I think it would be quite simple with relatively little work to breakdown the estimated costs per drop (i.e. FTTP equipment costs of $2,200 per drop for a fully populated rack of 1000 subscribers, installation costs of about $ 1,100 and cable costs....)

Thanks
optodunce 12/4/2012 | 11:19:37 PM
re: FTTP Bidders Slashing Prices? DA...this is business 101...in gross terms of course risk relative to the market portential and it is the bold who have disruptive technologies in a questionable market that often get ahead...but the consept of lost leading or front ending often finds failure for the company that ventures out...quite often it is the second and third players that pick up the pieces and learn from the inevitable mistakes of the adventurer that wins in the long run.

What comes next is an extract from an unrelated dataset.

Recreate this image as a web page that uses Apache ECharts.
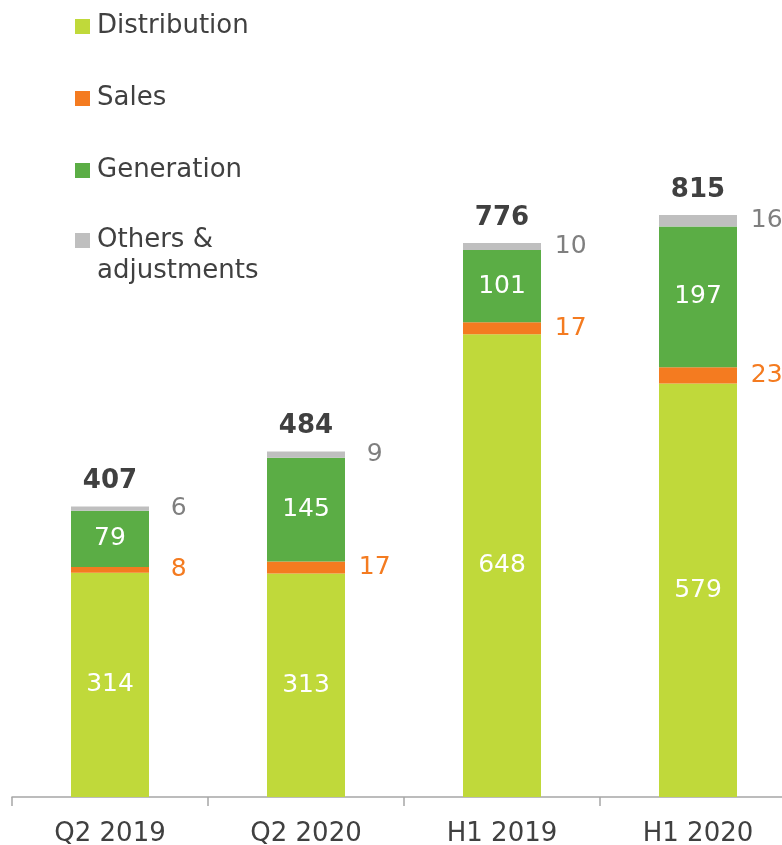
<!DOCTYPE html>
<html>
<head>
<meta charset="utf-8">
<script src="https://cdn.jsdelivr.net/npm/echarts@6/dist/echarts.min.js"></script>
<style>
html,body{margin:0;padding:0;background:#fff;}
#chart{width:782px;height:845px;}
</style>
</head>
<body>
<div id="chart"></div>
<script>
var categories = ['Q2 2019', 'Q2 2020', 'H1 2019', 'H1 2020'];
var distribution = [314, 313, 648, 579];
var sales = [8, 17, 17, 23];
var generation = [79, 145, 101, 197];
var others = [6, 9, 10, 16];
var totals = [407, 484, 776, 815];

buildChart();

function buildChart(){
	var chart = echarts.init(document.getElementById('chart'));
	var font = 'DejaVu Sans';
	var legendText = {color:'#404040', fontSize:26, lineHeight:31, fontFamily:font, padding:[0,0,0,2]};
	var inside = {show:true, position:'inside', color:'#fff', fontSize:25, fontFamily:font};
	// small segments get their value beside the bar
	function beside(color){
		return {show:true, position:['138%','50%'], align:'center', verticalAlign:'middle',
			color:color, fontSize:25, fontFamily:font};
	}
	var option = {
		animation:false,
		textStyle:{fontFamily:font},
		legend:[{
			orient:'vertical',
			left:70, top:6,
			itemWidth:15, itemHeight:15,
			itemGap:41,
			icon:'rect',
			textStyle:legendText,
			data:['Distribution', 'Sales', 'Generation']
		}, {
			// separate legend so the square lines up with the first line of the name
			orient:'vertical',
			left:70, top:220,
			itemWidth:15, itemHeight:46,
			icon:'path://M0,0h15v15h-15z M0,46h15',
			textStyle:legendText,
			data:['Others & adjustments'],
			formatter:function(){ return 'Others &\nadjustments'; }
		}],
		grid:{left:12, width:784, top:83, bottom:48, outerBoundsMode:'none', containLabel:false},
		xAxis:{
			type:'category',
			data:categories,
			axisLine:{lineStyle:{color:'#a6a6a6', width:1.5}},
			axisTick:{show:true, length:9, lineStyle:{color:'#a6a6a6', width:1.5}},
			axisLabel:{color:'#404040', fontSize:26, margin:24, fontFamily:font}
		},
		yAxis:{type:'value', min:0, max:1000, show:false, splitLine:{show:false}},
		series:[
			{name:'Distribution', type:'bar', stack:'s', barWidth:78, data:distribution,
				itemStyle:{color:'#c0d93a'}, label:inside},
			{name:'Sales', type:'bar', stack:'s', data:sales,
				itemStyle:{color:'#f47b20'}, label:beside('#f47b20')},
			{name:'Generation', type:'bar', stack:'s', data:generation,
				itemStyle:{color:'#5bad45'}, label:inside},
			{name:'Others & adjustments', type:'bar', stack:'s', data:others,
				itemStyle:{color:'#bfbfbf'}, label:beside('#7f7f7f')},
			{name:'Total', type:'bar', stack:'s', data:totals.map(function(){return 0;}),
				itemStyle:{color:'transparent'},
				label:{show:true, position:'top', distance:12, color:'#404040', fontSize:26, fontWeight:'bold', fontFamily:font,
					formatter:function(p){return totals[p.dataIndex];}}}
		]
	};
	chart.setOption(option);
}
</script>
</body>
</html>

You cannot see why they are being criticized...well just look back at worldcom, global crossing, and others that had Op ex expenditures and cap ex that would take 20 lifetimes to pay back...
photonsu 12/4/2012 | 11:19:37 PM
re: FTTP Bidders Slashing Prices? What I find interesting is how the BOCs dictate the solution, and then complain about the price. Such is the lifecycle of PON. Gets down-right boring after a while.
One of these days maybe, just maybe they will state the problem and let all technologies compete as a solution. Until then .... yawn!!
photoelectric 12/4/2012 | 11:19:36 PM
re: FTTP Bidders Slashing Prices? Re: "Do you think companies that give up margins early on in hopes of making it up on volume are acting wisely? Let me know what you think and why."

Clearly, one has to jumpstart this business and price for volume. Without making this investment, why bother trying to play in this market? The problem for start-ups is their ability to subsidize the early years.

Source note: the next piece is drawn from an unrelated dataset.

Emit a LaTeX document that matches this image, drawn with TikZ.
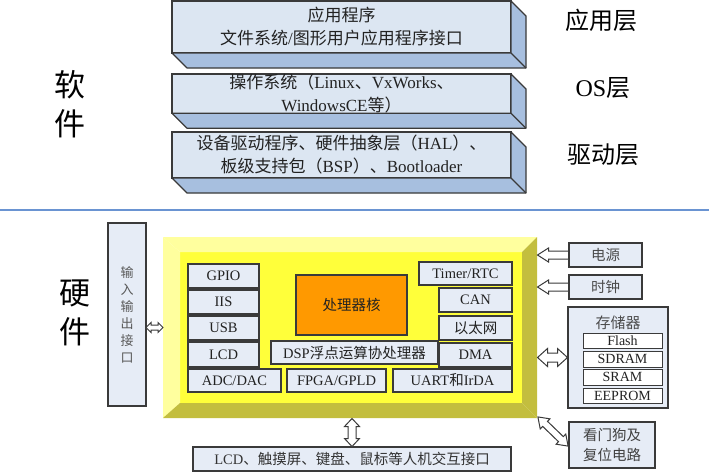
\documentclass[tikz,border=0pt]{standalone}
\usepackage{fontspec}
\setmainfont{Liberation Serif}
\newfontfamily\cjk{Noto Sans CJK SC}
\usetikzlibrary{calc}
\newcommand\zh[1]{{\cjk #1}}
\definecolor{edge}{HTML}{3A3A3A}
\definecolor{slabfront}{HTML}{DCE6F2}
\definecolor{slabside}{HTML}{A7BFDF}
\definecolor{hwfill}{HTML}{E6ECF6}
\definecolor{ylight}{HTML}{FFFF9E}
\definecolor{ymain}{HTML}{FFFF3A}
\definecolor{yolive}{HTML}{C3BE3E}
\definecolor{coreor}{HTML}{FF9900}
\definecolor{sepblue}{HTML}{6A94D2}
\definecolor{txt}{HTML}{222222}
\newcommand\slabdepth[1]{%
  \filldraw[fill=slabside, draw=edge, line width=1.2pt, line join=round]
    (#1.south west) -- ($(#1.south west)+(15,15)$) -- ($(#1.south east)+(15,15)$)
    -- ($(#1.north east)+(15,15)$) -- (#1.north east) -- (#1.south east) -- cycle;
  \draw[edge, line width=1.2pt] (#1.south east) -- ++(15,15);}
% double block arrow: centre, angle, length, half shaft, half head, head length
\newcommand\dblblock[6]{%
  \begin{scope}[shift={#1}, rotate=#2]
  \filldraw[blockarrow] ({-#3/2},0) -- ({-#3/2+#6},{-#5}) -- ({-#3/2+#6},{-#4})
    -- ({#3/2-#6},{-#4}) -- ({#3/2-#6},{-#5}) -- ({#3/2},0) -- ({#3/2-#6},{#5})
    -- ({#3/2-#6},{#4}) -- ({-#3/2+#6},{#4}) -- ({-#3/2+#6},{#5}) -- cycle;
  \end{scope}}
% single block arrow pointing left: centre, length, half shaft, half head, head length
\newcommand\sglblock[5]{%
  \begin{scope}[shift={#1}]
  \filldraw[blockarrow] ({-#2/2},0) -- ({-#2/2+#5},{-#4}) -- ({-#2/2+#5},{-#3})
    -- ({#2/2},{-#3}) -- ({#2/2},{#3}) -- ({-#2/2+#5},{#3}) -- ({-#2/2+#5},{#4}) -- cycle;
  \end{scope}}
\begin{document}
\begin{tikzpicture}[x=1pt,y=-1pt,
  slab/.style={draw=edge, fill=slabfront, line width=1.2pt, inner sep=0pt, outer sep=0pt,
    anchor=north west, minimum width=339pt, align=center, text=txt,
    font=\fontsize{17}{23}\selectfont},
  layerlbl/.style={text=black, font=\fontsize{24}{24}\selectfont},
  biglbl/.style={text=black, align=center, font=\cjk\fontsize{31}{39}\selectfont},
  hw/.style={draw=edge, fill=hwfill, line width=1.1pt, inner sep=0pt, outer sep=0pt,
    anchor=north west, text=txt, font=\fontsize{14.5}{17}\selectfont},
  memitem/.style={draw=edge, fill=white, line width=1pt, inner sep=0pt, outer sep=0pt,
    anchor=north west, minimum width=79pt, text=txt, font=\fontsize{14}{14}\selectfont},
  blockarrow/.style={draw=edge, fill=white, line width=1pt, line join=miter},
]
\useasboundingbox (0,0) rectangle (709,472);

% ---------- software layers ----------
\node[slab, minimum height=52pt] (app) at (172,1)
  {\zh{应用程序}\\\zh{文件系统}/\zh{图形用户应用程序接口}};
\slabdepth{app}
\node[slab, minimum height=39pt] (os) at (172,74)
  {\zh{操作系统（}Linux\zh{、}VxWorks\zh{、}\\WindowsCE\zh{等）}};
\slabdepth{os}
\node[slab, minimum height=46pt] (drv) at (172,132)
  {\zh{设备驱动程序、硬件抽象层（}HAL\zh{）、}\\\zh{板级支持包（}BSP\zh{）、}Bootloader};
\slabdepth{drv}

\node[layerlbl] (lapp) at (601,20) {\zh{应用层}};
\node[layerlbl] (los) at (603,88) {OS\zh{层}};
\node[layerlbl] (ldrv) at (603,155) {\zh{驱动层}};

\node[biglbl] (soft) at (70,104) {软\\件};

% separator
\draw[sepblue, line width=2.5pt] (0,210) -- (709,210);

\node[biglbl] (hard) at (75,313) {硬\\件};

% ---------- hardware ----------
\node[inner sep=0pt, outer sep=0pt, minimum width=374pt, minimum height=181pt,
  anchor=north west] (yel) at (163,237) {};
\fill[ymain] (180,252) rectangle (522,403);
\fill[ylight] (163,237) -- (537,237) -- (522,252) -- (180,252) -- cycle;
\fill[ylight] (163,237) -- (180,252) -- (180,403) -- (163,418) -- cycle;
\fill[yolive] (537,237) -- (537,418) -- (522,403) -- (522,252) -- cycle;
\fill[yolive] (163,418) -- (537,418) -- (522,403) -- (180,403) -- cycle;

\node[hw, minimum width=71pt, minimum height=24pt] (gpio) at (188,264) {GPIO};
\node[hw, minimum width=71pt, minimum height=24pt] (iis) at (188,290) {IIS};
\node[hw, minimum width=71pt, minimum height=24pt] (usb) at (188,316) {USB};
\node[hw, minimum width=71pt, minimum height=25pt] (lcd) at (188,342) {LCD};
\node[hw, minimum width=93pt, minimum height=23pt] (adc) at (188,369) {ADC/DAC};
\node[hw, minimum width=99pt, minimum height=23pt] (fpga) at (287,369) {FPGA/GPLD};
\node[hw, minimum width=119pt, minimum height=23pt] (uart) at (393,369) {UART\zh{和}IrDA};
\node[hw, minimum width=167pt, minimum height=23pt] (dsp) at (271,341) {DSP\zh{浮点运算协处理器}};
\node[hw, fill=coreor, minimum width=111pt, minimum height=60pt] (core) at (296,275) {\zh{处理器核}};
\node[hw, minimum width=93pt, minimum height=23pt] (timer) at (419,262) {Timer/RTC};
\node[hw, minimum width=73pt, minimum height=24pt] (can) at (439,288) {CAN};
\node[hw, minimum width=73pt, minimum height=24pt] (eth) at (439,316) {\zh{以太网}};
\node[hw, minimum width=73pt, minimum height=24pt] (dma) at (439,343) {DMA};

\node[hw, minimum width=38pt, minimum height=183pt, align=center, text=black!65,
  font=\cjk\fontsize{13}{17}\selectfont] (io) at (108,223) {输\\入\\输\\出\\接\\口};

\node[hw, minimum width=73pt, minimum height=24pt, text=black!70, font=\cjk\fontsize{14.5}{17}\selectfont]
  (power) at (569,243) {电源};
\node[hw, minimum width=73pt, minimum height=24pt, text=black!70, font=\cjk\fontsize{14.5}{17}\selectfont]
  (clock) at (569,275) {时钟};

\node[hw, minimum width=100pt, minimum height=101pt] (mem) at (568,307) {};
\node[text=black!70, font=\cjk\fontsize{15}{17}\selectfont, inner sep=0pt] (memt) at (618,323) {存储器};
\node[memitem, minimum height=15pt] (flash) at (583,333) {Flash};
\node[memitem, minimum height=16pt] (sdram) at (583,351) {SDRAM};
\node[memitem, minimum height=16pt] (sram) at (583,369) {SRAM};
\node[memitem, minimum height=15pt] (eeprom) at (583,388) {EEPROM};

\node[hw, minimum width=86pt, minimum height=46pt, align=center, text=black!75,
  font=\cjk\fontsize{14.5}{20}\selectfont] (wdg) at (569,422) {看门狗及\\复位电路};

\node[hw, minimum width=318pt, minimum height=24pt, text=black!80] (hmi) at (193,447)
  {LCD\zh{、触摸屏、键盘、鼠标等人机交互接口}};

% ---------- block arrows ----------
\dblblock{($(io.east |- yel.west)!0.5!(yel.west)$)}{0}{17}{2.5}{5}{5}
\sglblock{($(yel.east |- power.west)!0.5!(power.west)$)}{31}{4}{7}{11}
\sglblock{($(yel.east |- clock.west)!0.5!(clock.west)$)}{31}{4}{7}{11}
\dblblock{($(yel.east |- mem.west)!0.5!(mem.west)$)}{0}{30}{4.5}{9}{10}
\dblblock{($(yel.south -| hmi.north)!0.5!(hmi.north)$)}{90}{28}{4}{7.5}{8}
\dblblock{($(yel.south east)!0.5!(wdg.west)$)}{-44}{42}{3.5}{7}{10}
\end{tikzpicture}
\end{document}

I would guess Alcatel is the clear early leader.
DCITDave 12/4/2012 | 11:19:36 PM
re: FTTP Bidders Slashing Prices? It's a bit tough to generalize like that in this case. There have never been deployments of FTTP gear in the volume that this RFP is calling for, so whatever something cost before this RFP is more or less irrelevant.

We are working to get some idea of what prices are. We're trying to find out what's been bid and at what volume, but it's not easy. This is closely guarded stuff.

Even without hard numbers, it is worth opening a discussion of forward pricing and what its impact might be on the companies involved.

Do you think companies that give up margins early on in hopes of making it up on volume are acting wisely? Let me know what you think and why.

-- phil
strands555 12/4/2012 | 11:19:35 PM
re: FTTP Bidders Slashing Prices? re: " cannot see why companies are being criticized for pricing their product on the assumption that the market is going to be successful. If the market is successful then they will make money at the price. Am I missing something here? "

It's not necessarily true they will make money (as in profits, not just revenue). Generally the early market's high margins are where you recover R&D expense. If you can pay those off before the margin erosion, then the late market at razor-thin margins and decent mkt share is an OK proposition for some (but not all) companies.

If the later market becomes hyper-competitive (like DOCSIS cable modems did), then even if you are an early market leader (like 3com was) the business returns just don't materialize. When 3com dropped out they were still #2 in market share.

It's not necessarily healthy for the overall market segment when one company "skips over" the high-margin period of R&D recovery to try and get an "edge." Often, everyone else will have to follow suit, and no one recovers R&D costs, or it is pushed out so far into the future that it's no longer a viable business to be in. So they do get an edge all right...they dive right onto the edge of the razor and bleed to death.
HiTekRedNeck 12/4/2012 | 11:19:35 PM
re: FTTP Bidders Slashing Prices? The price is sub $300 per home for ONT, OLT.

Predictions were it would start at $1,200, and RFP would drive price points to $500-$700. Yikes.
Curious George 12/4/2012 | 11:19:32 PM
re: FTTP Bidders Slashing Prices? Pricing is $350 for ONT and $50 for associated OLT. RBOC's have stated that this pricing "will work". Volumes were listed at three levels in the RFP, all rather high and intended to stimulate cut throat pricing. Most likely '04 will remain in the trial mode with deployments in the 10's of thousands, '05 a factor of 10 above that and significant volume >1M not until '06. With regard to market segments, the Greenfield builds will be dominated by fiber terminations at the home. Given roughly 1.4M new homes/yr, a number of at least 1M/yr is reasonable, beyond that we must include overbuilds, a much tougher financial hurdle. Also "take rates" for triple play service (voice, video, and data) will be significantly lower for overbuilds making the business case even more challenging. Total cost per home passed is roughly $1500 even at the 100K/yr run rate. Of this, roughly 40% is associated with construction labor that does not significantly benefit from increased volume. While any cost reduction is attractive, there is then a large portion that component suppliers can't really impact - except for designs that are inherently simpler to install. Other cost elements of the ONT like battery backup, SLIC and voice codec chips, power/protection circuitry, etc. are already rather cost reduced. The triplexer and processor block (some sort of CPU, PON MAC, flash memory, etc.) is about all we can significantly impact. Triplexers need to hit prices on the order of $60 in volume to be attractive.

Strategically, forward pricing is inevitable given the extremely competitive nature of today's PON market. The key issue is one of timing. ONT suppliers must work very hard between now and '06 to dramatically cost reduce and achieve a reasonable business model when volume deployments finally occur. It would actually be a major business problem if volume hit much sooner than '05 as the technology development and progress in the standards bodies would not have sufficient time to come to fruition. On the other hand, sub component suppliers cannot cost reduce until sufficient volume is available - this is the crux of the Catch 22 we are in. Government intervention could play a significant role in breaking the deadlock if we can make bringing bandwidth to the home a national issue that impacts economic recovery (e business, etc.) and education. Last year we ranked 4th in broadband delivery to the end user, this year we are 6th and falling further behind.